Geometry of intricately fabricated glass makes light trap itself - headalgorithm
https://phys.org/news/2020-06-geometry-intricately-fabricated-glass.html
======
peter_d_sherman
>""We had to build the fabrication facility in our lab to precisely carve the
three-dimensional waveguides through the glass, a process called femtosecond
laser writing," said Sebabrata Mukherjee, a postdoctoral researcher at Penn
State and first author of the paper. "The ability to write three-dimensional
waveguides is crucial to making the device topological, a property that is
confirmed experimentally by observing the 'protected' one-way flow of light
along the edge of the device."

Through a process called the "Kerr effect," the properties of the glass are
changed due to the presence of the intense laser light.

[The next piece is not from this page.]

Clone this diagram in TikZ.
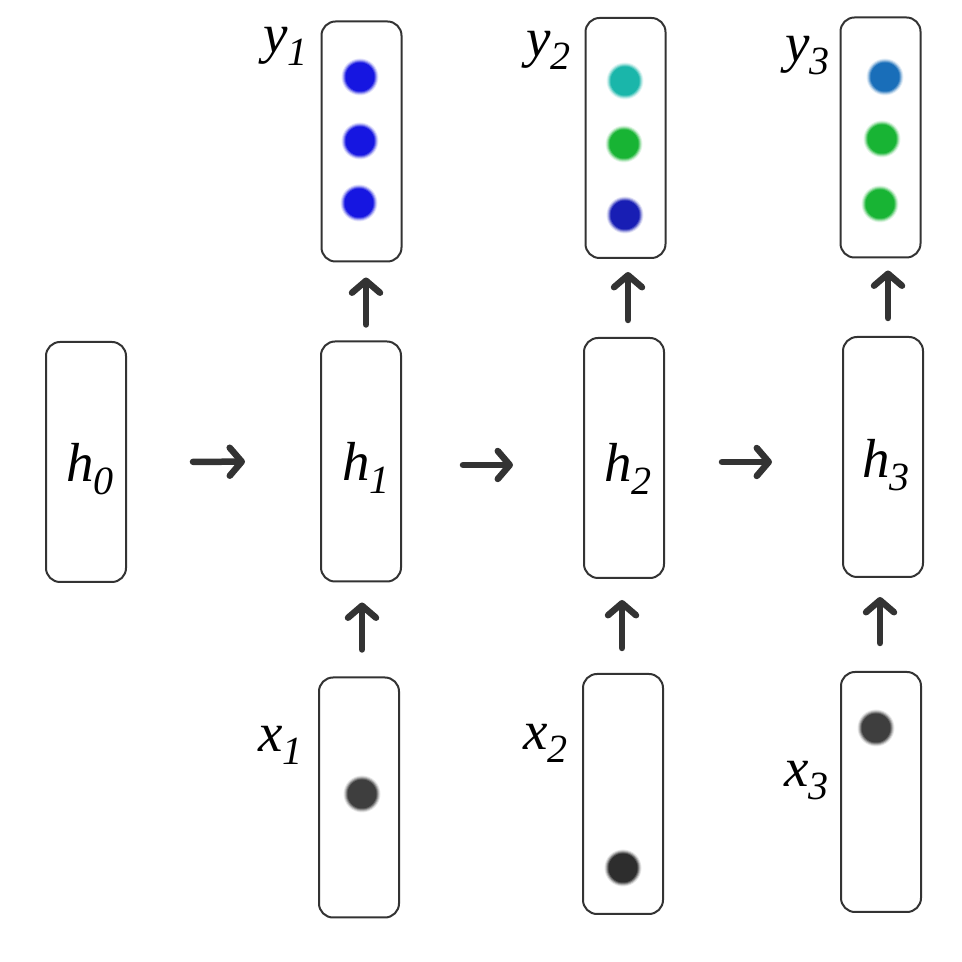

This change in the
glass mediates an interaction between the many photons, which usually do not
interact, propagating through the array. As the power was increased, the light
collapsed into a beam that didn't spread out (i.e., diffract), but rather
rotated in spirals."

 _This article is now in my Top 10 all-time favorites on HN._

Why? There's a lot to unpack here.

This article needs to be re-read (by me at least!) numerous times in the
future, because there's a lot that potentially has to do with optical/photon
lithography, nanotechnology, waveguides, analagous phenomena in physics (i.e.,
electrons, photons), and a whole lot more... a treasure trove of goodies, to
phrase it one way!